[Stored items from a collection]

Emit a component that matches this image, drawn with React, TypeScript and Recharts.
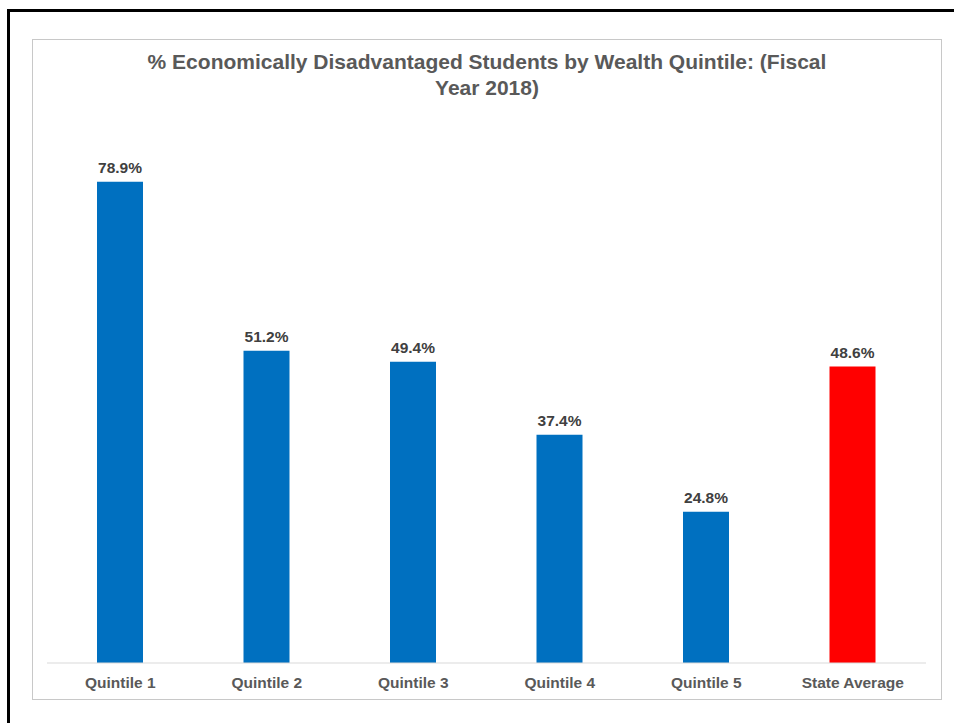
import React from "react";
import { BarChart, Bar, XAxis, YAxis, Cell, LabelList } from "recharts";

const categories = ["Quintile 1", "Quintile 2", "Quintile 3", "Quintile 4", "Quintile 5", "State Average"];
const values = [78.9, 51.2, 49.4, 37.4, 24.8, 48.6];
const barColors = ["#0070C0", "#0070C0", "#0070C0", "#0070C0", "#0070C0", "#FF0000"];
const titleLines = ["% Economically Disadvantaged Students by Wealth Quintile: (Fiscal", "Year 2018)"];

const data = categories.map((name, i) => ({ name, value: values[i] }));

const FONT = "'Liberation Sans', Arial, sans-serif";

export default function App() {
  return (
    <div style={{ position: "fixed", left: 0, top: 0, width: 954, height: 723, overflow: "hidden", background: "#fff", fontFamily: FONT }}>
      <div style={{ position: "absolute", left: 7, top: 9, width: 1000, height: 800, borderTop: "3px solid #000", borderLeft: "3px solid #000", boxSizing: "border-box" }} />
      <div style={{ position: "absolute", left: 32, top: 39, width: 910, height: 661, border: "1px solid #c8c8c8", boxSizing: "border-box" }} />
      <div style={{ position: "absolute", left: 32, top: 49, width: 910, textAlign: "center", color: "#595959", fontWeight: "bold", fontSize: 21, lineHeight: "26px" }}>
        {titleLines.map((l, i) => (
          <div key={i}>{l}</div>
        ))}
      </div>
      <div style={{ position: "absolute", left: 0, top: 0 }}>
        <BarChart width={954} height={723} data={data} margin={{ top: 114, right: 28, bottom: 30, left: 47 }}>
          <YAxis hide domain={[0, 90]} />
          <XAxis
            dataKey="name"
            height={30}
            axisLine={{ stroke: "#d9d9d9", strokeWidth: 1 }}
            tickLine={false}
            tickSize={6}
            tickMargin={8}
            interval={0}
            tick={{ fill: "#595959", fontSize: 15.5, fontWeight: "bold", fontFamily: FONT }}
          />
          <Bar dataKey="value" barSize={46} isAnimationActive={false}>
            {data.map((d, i) => (
              <Cell key={d.name} fill={barColors[i]} />
            ))}
            <LabelList
              dataKey="value"
              position="top"
              offset={9}
              formatter={(v: number) => `${v.toFixed(1)}%`}
              style={{ fill: "#404040", fontSize: 15.5, fontWeight: "bold", fontFamily: FONT }}
            />
          </Bar>
        </BarChart>
      </div>
    </div>
  );
}
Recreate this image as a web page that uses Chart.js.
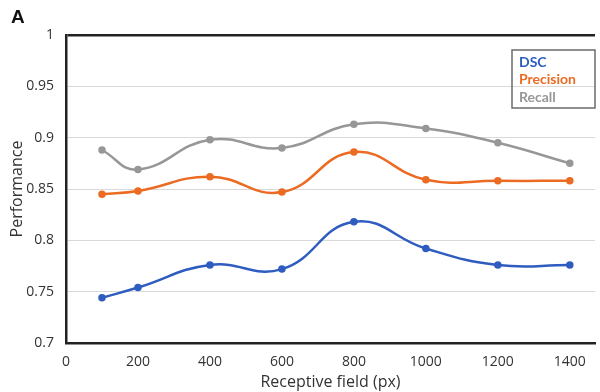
<!DOCTYPE html>
<html>
<head>
<meta charset="utf-8">
<script src="https://cdn.jsdelivr.net/npm/chart.js@4"></script>
<style>
  html, body { margin: 0; padding: 0; background: #fff; overflow: hidden; }
  #wrap { position: relative; width: 600px; height: 392px; }
  #tag { position: absolute; left: 11px; top: 6px; font: bold 19px "Liberation Sans", Arial, sans-serif; color: #111; }
</style>
</head>
<body>
<div id="wrap">
  <canvas id="chart" width="600" height="392"></canvas>
  <div id="tag">A</div>
</div>
<script>
// Receptive field sizes (px)
const fields = [100, 200, 400, 600, 800, 1000, 1200, 1400];
const xTicks = [0, 200, 400, 600, 800, 1000, 1200, 1400];

// Performance per metric
const dsc = [0.744, 0.754, 0.776, 0.772, 0.818, 0.792, 0.776, 0.776];
const precision = [0.845, 0.848, 0.862, 0.847, 0.886, 0.859, 0.858, 0.858];
const recall = [0.888, 0.869, 0.898, 0.890, 0.913, 0.909, 0.895, 0.875];

const font = '"Open Sans", "Liberation Sans", sans-serif';

function toPoints(values) {
    return values.map((v, i) => ({ x: fields[i], y: v }));
}

function series(label, values, color) {
    return {
        label: label,
        data: toPoints(values),
        borderColor: color,
        backgroundColor: color,
        borderWidth: 2.5,
        pointRadius: 2.5,
        pointHoverRadius: 2.5,
        tension: 0.45,
        fill: false
    };
}

// Boxed legend in the upper right, text coloured like the lines
const boxLegend = {
    id: 'boxLegend',
    afterDraw(chart) {
        const c = chart.ctx;
        c.save();
        c.strokeStyle = '#6b6b6b';
        c.lineWidth = 1.5;
        c.strokeRect(512, 50, 83, 58);
        c.font = 'bold 14px Lato, sans-serif';
        c.textBaseline = 'middle';
        chart.data.datasets.forEach((ds, i) => {
            c.fillStyle = ds.borderColor;
            c.fillText(ds.label, 519, 62 + i * 17.5);
        });
        c.restore();
    }
};

new Chart(document.getElementById('chart'), {
    type: 'line',
    data: {
        datasets: [
            series('DSC', dsc, '#2e5cc0'),
            series('Precision', precision, '#ec6b23'),
            series('Recall', recall, '#979797')
        ]
    },
    options: {
        responsive: false,
        animation: false,
        layout: { padding: { top: 35, right: 0, left: 0, bottom: 0 } },
        plugins: { legend: { display: false }, tooltip: { enabled: false } },
        scales: {
            x: {
                type: 'linear',
                min: 0,
                max: 1470,
                afterBuildTicks: (scale) => { scale.ticks = xTicks.map(v => ({ value: v })); },
                afterFit: (scale) => { scale.height = 49; },
                grid: { display: false },
                border: { color: '#222', width: 2.5 },
                ticks: {
                    color: '#333',
                    font: { family: font, size: 14 },
                    padding: 3,
                    maxRotation: 0,
                    callback: (v) => String(v)
                },
                title: { display: true, text: 'Receptive field (px)', color: '#333', font: { family: font, size: 16 }, padding: { top: 0, bottom: 0 } }
            },
            y: {
                min: 0.7,
                max: 1,
                afterFit: (scale) => { scale.width = 66; },
                grid: {
                    drawTicks: false,
                    color: (ctx) => ctx.tick && ctx.tick.value === 1 ? '#222' : '#d9d9d9',
                    lineWidth: (ctx) => ctx.tick && ctx.tick.value === 1 ? 2.5 : 1
                },
                border: { color: '#222', width: 2.5 },
                ticks: {
                    stepSize: 0.05,
                    color: '#333',
                    font: { family: font, size: 14 },
                    padding: 12,
                    callback: (v) => String(Math.round(v * 100) / 100)
                },
                title: { display: true, text: 'Performance', color: '#333', font: { family: font, size: 16 }, padding: { top: 8, bottom: 0 } }
            }
        }
    },
    plugins: [boxLegend]
});
</script>
</body>
</html>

◆ **Task brief**
Leave out any pictures and return exactly the lines from the beginning of the data through the line with "YAxis, Cell, LabelList", inclusive.

◆ **Answer below**
Emit a component that matches this image, drawn with React, TypeScript and Recharts.
import React from "react";
import { BarChart, Bar, XAxis, YAxis, Cell, LabelList } from "recharts";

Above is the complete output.